Born Edson Arantes do Nascimento in a poverty-stricken home, he received the nickname Pele at a very young age when he persistently mispronounced the name of his favourite player, local Vasco da Gama goalkeeper Bilé. Nowadays it’s difficult for the young’uns to appreciate the impact Pele had on global football; after all, he retired more than fifty years ago!! So, let’s just mention some stark facts: He was a mere 17 years old when he starred in the Brazilian team that won the World Cup in 1958 – their first!! With him breaking all sorts of records in that feat, it took another fifty years for Neymar to match his scoring record for his country. He went on to be on teams that won two more World Cups by 1970, and remains the only player to have to his name the credit of winning 3 World Cups!!
Pele was the first global superstar, and it paved the way for the present billionaire players. There are so many stories about him that illustrate his impact, but none more so than the fact that a civil war in Nigeria – in which a million lives were taken – was halted when he visited in 1969!! Both sides wanted to see him in the flesh!!

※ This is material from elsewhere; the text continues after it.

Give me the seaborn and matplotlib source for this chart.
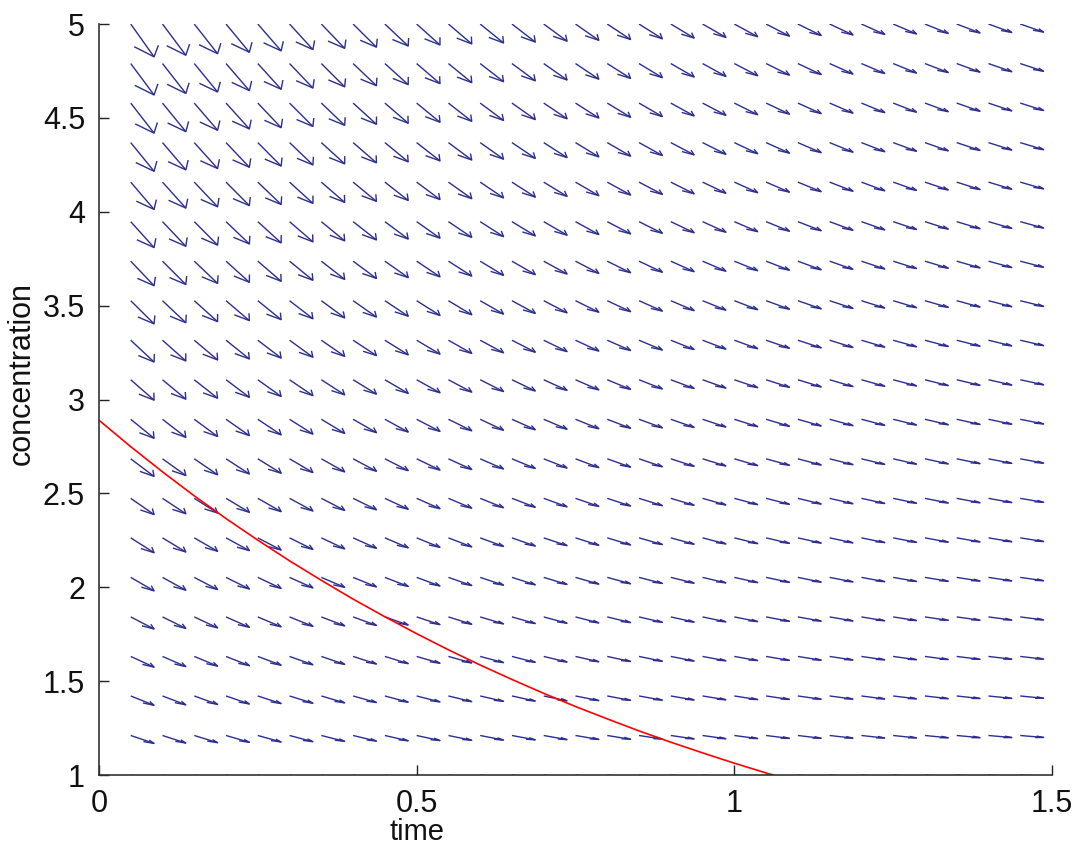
import numpy as np
import pandas as pd
import matplotlib
matplotlib.use('Agg')
import matplotlib.pyplot as plt
import seaborn as sns
from matplotlib.collections import LineCollection

# direction field grid (tails of the arrows)
t_grid = np.linspace(0.05, 1.5, 30)
c_rows = np.linspace(1.0, 5.0, 20)

# field plotted: dc/dt = -c * exp(-t)
def rate(t, c):
    return -c * np.exp(-t)

# red curve
curve_t = [0.0, 0.05, 0.1, 0.15, 0.2, 0.25, 0.3, 0.35, 0.4, 0.45, 0.5, 0.55,
           0.6, 0.65, 0.7, 0.75, 0.8, 0.85, 0.9, 0.95, 1.0, 1.05, 1.07]
curve_c = [2.89, 2.749, 2.615, 2.487, 2.366, 2.251, 2.141, 2.037, 1.937, 1.843, 1.753, 1.667,
           1.586, 1.509, 1.435, 1.365, 1.299, 1.235, 1.175, 1.118, 1.063, 1.011, 0.991]

xticks = [0, 0.5, 1, 1.5]
xtick_labels = ['0', '0.5', '1', '1.5']
yticks = [1, 1.5, 2, 2.5, 3, 3.5, 4, 4.5, 5]
ytick_labels = ['1', '1.5', '2', '2.5', '3', '3.5', '4', '4.5', '5']

sns.set_style('ticks')
plt.rcParams['font.family'] = ['Liberation Sans', 'DejaVu Sans']

fig = plt.figure(figsize=(10.78, 8.46), dpi=100)
ax = fig.add_axes([0.0918, 0.0839, 0.8841, 0.8877])

# quiver, matlab style open heads (computed in data units)
s = 0.0367
alpha, beta = 0.33, 0.33
T, C = np.meshgrid(t_grid, c_rows)
U = np.ones_like(T) * s
V = rate(T, C) * s
tx, ty = T + U, C + V
lines = []
for x0, y0, u, v, x1, y1 in zip(T.ravel(), C.ravel(), U.ravel(), V.ravel(), tx.ravel(), ty.ravel()):
    lines.append([(x0, y0), (x1, y1)])
    lines.append([(x1 - alpha * (u + beta * v), y1 - alpha * (v - beta * u)),
                  (x1, y1),
                  (x1 - alpha * (u - beta * v), y1 - alpha * (v + beta * u))])
ax.add_collection(LineCollection(lines, colors='#2d2e91', linewidths=1.0))

df = pd.DataFrame({'time': curve_t, 'concentration': curve_c})
sns.lineplot(data=df, x='time', y='concentration', color='#ff0000', linewidth=1.2, ax=ax, sort=False)

ax.set_xlim(0, 1.5)
ax.set_ylim(1, 5)
ax.set_xticks(xticks)
ax.set_xticklabels(xtick_labels)
ax.set_yticks(yticks)
ax.set_yticklabels(ytick_labels)
ax.tick_params(direction='in', length=7.2, width=1, colors='#222222', labelsize=22, labelcolor='#111111')
ax.tick_params(axis='x', pad=10)
ax.tick_params(axis='y', pad=10)
for side in ['top', 'right']:
    ax.spines[side].set_visible(False)
for side in ['left', 'bottom']:
    ax.spines[side].set_color('#333333')
    ax.spines[side].set_linewidth(1.2)

ax.set_xlabel('time', fontsize=21, color='#111111', va='baseline')
ax.set_ylabel('concentration', fontsize=22, color='#111111')
ax.xaxis.set_label_coords(0.3337, -0.0859)
ax.yaxis.set_label_coords(-0.065, 0.535)

fig.savefig('out.png', dpi=100)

When the US decided they’d enter the world of soccer, the NY Cosmos signed the retired Pele in 1975 for the highest contract for an athlete at the time – US$2.8M annually!! And he was invited to the White House to meet another global icon – boxing’s Muhammad Ali!!
Pele didn’t make the fortune he left at his death from football salaries, but through endorsements. And he was very selective about what he put his name to. He said, “I earned money from advertising when I stopped playing, but none from tobacco, alcohol, politics, or religion.” This was a man who understood his social obligations to the poverty out of which he had pulled himself!

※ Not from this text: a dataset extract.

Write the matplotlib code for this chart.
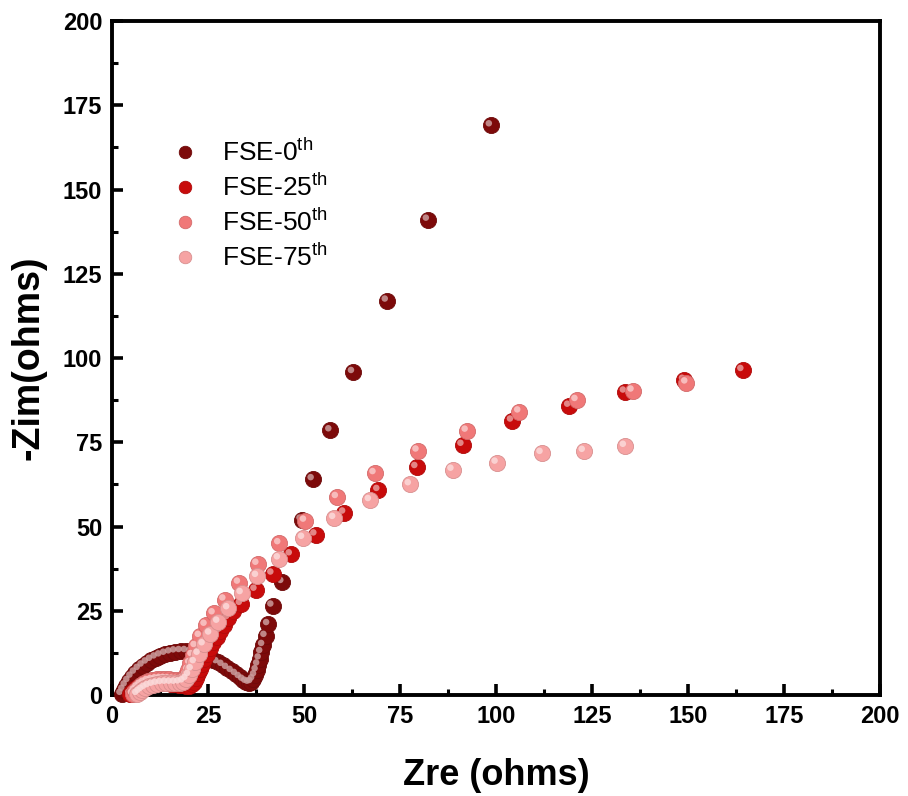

One of the earliest marketing coups in sporting history occurred during an Adidas-sponsored 1970 World Cup. Puma – the arch-rival of Adidas – paid Pele to tie his shoelaces just before the final kickoff, so that the cameras could zoom in on his Puma boots!!
The Italian poet and filmmaker Pier Paolo Pasolini gave him the best accolade: “The moment the ball arrived at Pele’s feet football was transformed into poetry”!!
RIP, Pele!!

…in housing
When the PPP finally took office – after the PNC’s 5-month illegal squatting on the Government’s treasury! – they emphasised they were gonna fulfill their manifesto promise of distributing 50,000 house lots. This, of course, was based on the basic premise that a house isn’t just a shelter, but, in the modern world, is the beginning of the accumulation of intergenerational assets. Wealth, baby…wealth!! And you can’t have a house unless you have a place to build it on – a house lot!!
Of course, critics will point out that a house lot doesn’t guarantee a house, but the Government immediately unfolded a menu of measures to make that eventuality more certain – getting banks and mortgage institutions to lower mortgage rates; lowering acceptance criteria; providing cement and steel rods for the poor; and even donating some houses to the said poor gratis!!
Anyhow, the Govt has already given out 20,000 house lots; and on only the ECD of Reg 4, 5000 lots were given out as $10 billion was allocated for infrastructural works!!

…in murders?
The headline read “Trinidad reaches 600 murders”!! So that’s where we’ve arrived?? Boasting about how many murders were committed?? Ok…OK…your Eyewitness understands that’s not what was meant; but Rowley’s “Day of Prayers” ain’t gonna help reduce it.